Namun, ini seperti linear, seperti ada kesejajaran peristiwa baik yang menghiasi lagu Eric Clapton ini, maupun bom Samarinda.

Pada tahun 2003, 12 tahun setelah kematian anaknya, Eric Clapton memutuskan untuk tidak menyanyikan lagi lagu “Tears in Heaven”. Ia merasa telah bisa merelakan kepergian anaknya.

Dan kejutan muncul pada 2013, di Crossroads Guitar Festival 2013, di Amerika Serikat, Eric Clapton menyanyikan kembali lagu ini.

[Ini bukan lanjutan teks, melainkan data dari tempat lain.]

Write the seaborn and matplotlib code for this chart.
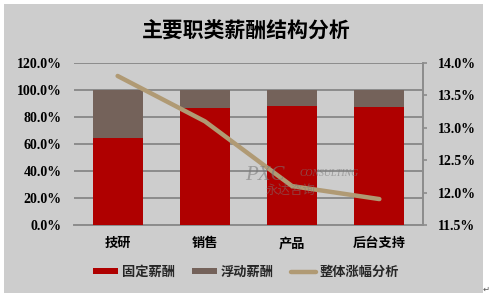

Setelah 10 tahun! Eric melantunkan lagu ini dengan nada yang berbeda, slow reggae, tidak dengan ciri khas ngelangut seperti awal.

Seperti Clapton yang telah ikhlas, kabar pengampunan pun datang dari keluarga Trinity Hutahaean (4), salah satu korban ledakan bom molotov Samarinda. Lewat Roina Simanjuntak, kakak dari ibu Trinity, keluarga mengatakan bahwa “Kami tidak mengutuk, tetapi mengampuni yang jahat.”

Keluarga Trinity, bocah yang masih berjibaku dengan luka bakarnya, mengampuni pelaku terorisme, Juhanda alias Jo.

Saya seperti tersadar bahwa segala sesuatu ada prosesnya. Proses itu akan selalu berlanjut terus menuju jalannya, bagaimana kita memilih, apakah proses itu menuju yang terburuk atau menuju titik terbaik–titik di mana yang buruk terputus–kemudian berlanjut menjadi lebih baik.

Saya berharap tidak terdengar lagi dari keluarga korban bom molotov, berita duka. Saya rasa seminggu ini cukup lagu itu mengiang-ngiang di pikiran saya.

Saya berdoa: Trinity kuatlah. Tuhan pulihkan adik kekasih ini.